Gandalf scene re-enacted
It is almost like in J.R.R. Tolkien’s The Fellowship of the Ring: Gandalf stands in the way of the Balrog and tells him to “go back to the shadow” to buy time for fleeing Frodo Baggins and his companions. However, the scene is Warsaw, not the Mines of Moria. A prankster dressed as Gandalf stops a city tram, which represents the Balrog, and recreates the scene with several others dressed as Middle-earth characters. Tolkien’s Gandalf almost died in the confrontation, but the Warsaw practical joker, called SA Wardega, just irritated the tram driver. A YouTube video of the prank posted last week has gone viral with nearly 3 million views by Saturday, just days before Poland’s premiere of the The Hobbit film sequel.
Factory owners charged
Police yesterday charged the owners and 11 others over the nation’s worst garment factory fire that killed 111 people, after wrapping up an investigation 13 months after the tragedy. Police charged owners Delwar Hossain and his wife, along with security guards and managers over the blaze in November last year that gutted the Tazreen factory where workers stitched clothes for Western retailers including Walmart. “[Owners] Delwar and his wife Mahmuda Akter ... and 11 others have been charged with death due to negligence,” said A.K.M. Mohsinuzzaman Khan, police investigator in the case. The factory, on the outskirts of Dhaka, supplied clothes to a variety of international brands including US giant Walmart Stores Inc, Dutch retailer C&A and ENYCE, a label owned by US rapper Sean “Diddy” Combs.
Military removes Nazi image
The military has removed a picture from an army Web site in which one of its soldiers deployed in the Central African Republic was sporting an insignia with a Nazi slogan.

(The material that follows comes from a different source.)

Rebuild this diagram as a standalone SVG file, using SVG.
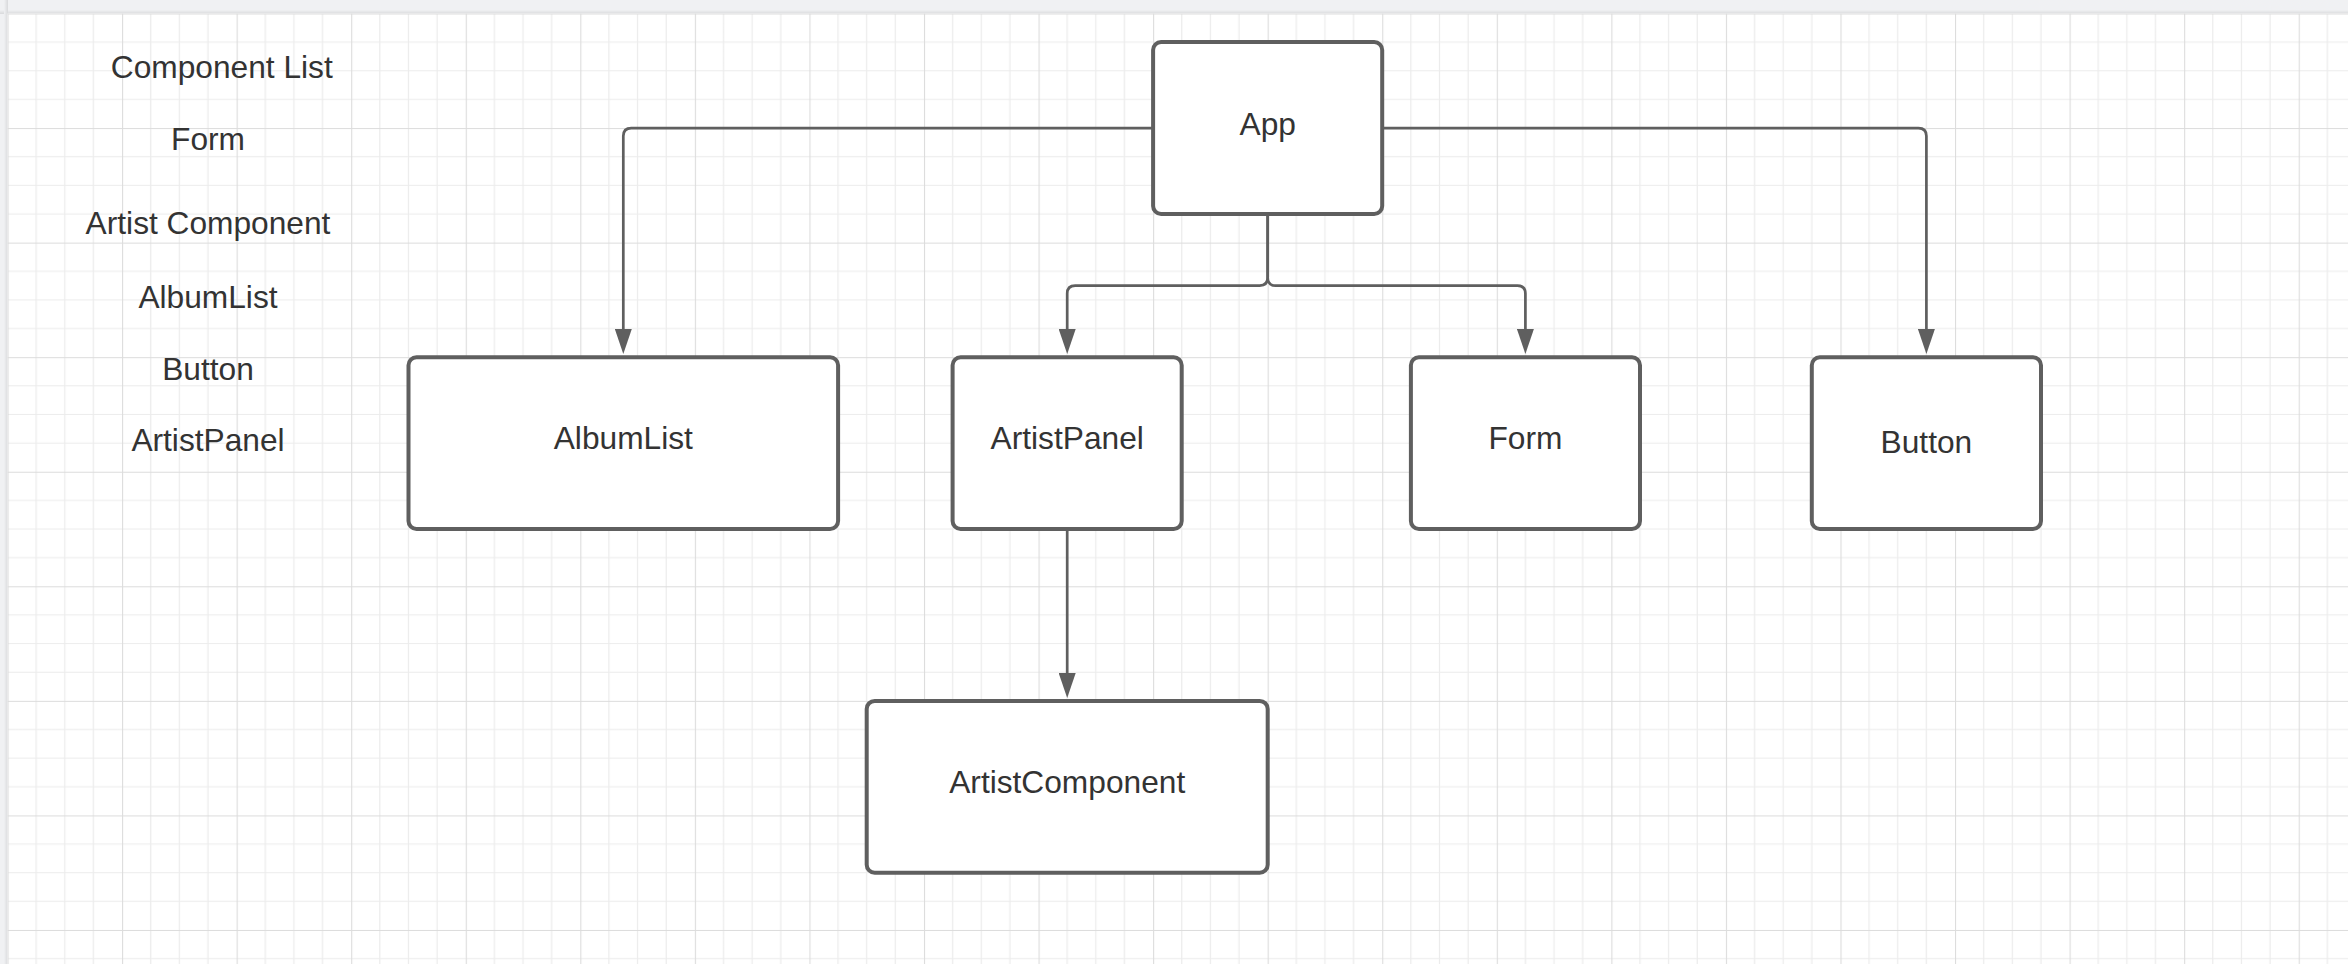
<svg xmlns="http://www.w3.org/2000/svg" width="2348" height="964" viewBox="0 0 2348 964">
<style>
.box{fill:#ffffff;stroke:#5f5f5f;stroke-width:4}
.lbl{font-family:"Liberation Sans",Arial,sans-serif;font-size:31.7px;fill:#333333;text-anchor:middle}
.con{fill:none;stroke:#5f5f5f;stroke-width:2.7}
</style>
<defs>
<pattern id="grid" patternUnits="userSpaceOnUse" x="7.5" y="13.5" width="114.56" height="114.56">
<path d="M28.64 0V114.56M57.28 0V114.56M85.92 0V114.56M0 28.64H114.56M0 57.28H114.56M0 85.92H114.56" stroke="#ececec" stroke-width="1.2" fill="none"/>
<path d="M0.5 0V114.56M0 0.5H114.56" stroke="#dcdcdc" stroke-width="1.2" fill="none"/>
</pattern>
<marker id="arr" viewBox="0 0 25 17" refX="15" refY="8.5" markerWidth="25" markerHeight="17" markerUnits="userSpaceOnUse" orient="auto">
<polygon points="0,0 25,8.5 0,17" fill="#5f5f5f"/>
</marker>
<linearGradient id="shL" x1="0" x2="1" y1="0" y2="0"><stop offset="0" stop-color="#f0f1f3"/><stop offset="1" stop-color="#d8d9db"/></linearGradient>
<linearGradient id="shT" x1="0" x2="0" y1="0" y2="1"><stop offset="0" stop-color="#f0f1f3"/><stop offset="1" stop-color="#d8d9db"/></linearGradient>
</defs>
<rect x="0" y="0" width="2348" height="964" fill="#f0f1f3"/>
<rect x="0" y="10" width="2348" height="4" fill="url(#shT)"/>
<rect x="4" y="0" width="4" height="964" fill="url(#shL)"/>
<rect x="7.5" y="13.5" width="2340.5" height="950.5" fill="#ffffff"/>
<rect x="7.5" y="13.5" width="2340.5" height="950.5" fill="url(#grid)"/>

<g id="legend">
<text class="lbl" x="221.8" y="77.7">Component List</text>
<text class="lbl" x="208" y="150">Form</text>
<text class="lbl" x="208" y="234">Artist Component</text>
<text class="lbl" x="208" y="308.3">AlbumList</text>
<text class="lbl" x="208" y="380">Button</text>
<text class="lbl" x="208" y="450.7">ArtistPanel</text>
</g>

<g id="connectors">
<path class="con" d="M1153.1 128.1H631.3Q623.3 128.1 623.3 136.1V344" marker-end="url(#arr)"/>
<path class="con" d="M1382.2 128.1H1918.4Q1926.4 128.1 1926.4 136.1V344" marker-end="url(#arr)"/>
<path class="con" d="M1267.7 214V277.6Q1267.7 285.6 1259.7 285.6H1075.2Q1067.2 285.6 1067.2 293.6V344" marker-end="url(#arr)"/>
<path class="con" d="M1267.7 214V277.6Q1267.7 285.6 1275.7 285.6H1517.4Q1525.4 285.6 1525.4 293.6V344" marker-end="url(#arr)"/>
<path class="con" d="M1067.2 529V688" marker-end="url(#arr)"/>
</g>

<g id="node-app">
<rect class="box" x="1153.1" y="42.1" width="229.1" height="171.9" rx="8"/>
<text class="lbl" x="1267.7" y="135">App</text>
</g>
<g id="node-albumlist">
<rect class="box" x="408.5" y="357.2" width="429.6" height="171.8" rx="8"/>
<text class="lbl" x="623.3" y="449">AlbumList</text>
</g>
<g id="node-artistpanel">
<rect class="box" x="952.6" y="357.2" width="229.1" height="171.8" rx="8"/>
<text class="lbl" x="1067.2" y="449">ArtistPanel</text>
</g>
<g id="node-form">
<rect class="box" x="1410.9" y="357.2" width="229.1" height="171.8" rx="8"/>
<text class="lbl" x="1525.4" y="449">Form</text>
</g>
<g id="node-button">
<rect class="box" x="1811.8" y="357.2" width="229.2" height="171.8" rx="8"/>
<text class="lbl" x="1926.4" y="452.7">Button</text>
</g>
<g id="node-artistcomponent">
<rect class="box" x="866.7" y="700.9" width="401" height="171.8" rx="8"/>
<text class="lbl" x="1067.2" y="793.3">ArtistComponent</text>
</g>
</svg>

The picture showed a soldier with his gun in his hand wearing a shoulder insignia bearing the French flag, the number 32 and the motto of Adolf Hitler’s SS — “My honor is called loyalty” — news channel BFMTV said. The army took the photo down on Friday. “This is an unacceptable attitude that doesn’t reflect the reality of the armed forces,” army spokesman Colonel Gilles Jaron said. He said the soldier would be “immediately suspended” as soon as he had been identified. “This soldier was wearing a shoulder insignia that isn’t part of the military uniform and which bore an inscription concerning an ideology that is unequivocally condemned,” he said. BFMTV said the army had posted the photo on its Facebook page for its overseas operations. The nation has deployed 1,600 soldiers to the Central African Republic, a former French colony, to bolster an African peacekeeping force that was struggling to deal with an outbreak of Christian-Muslim violence following a March coup by a mainly Muslim rebel group.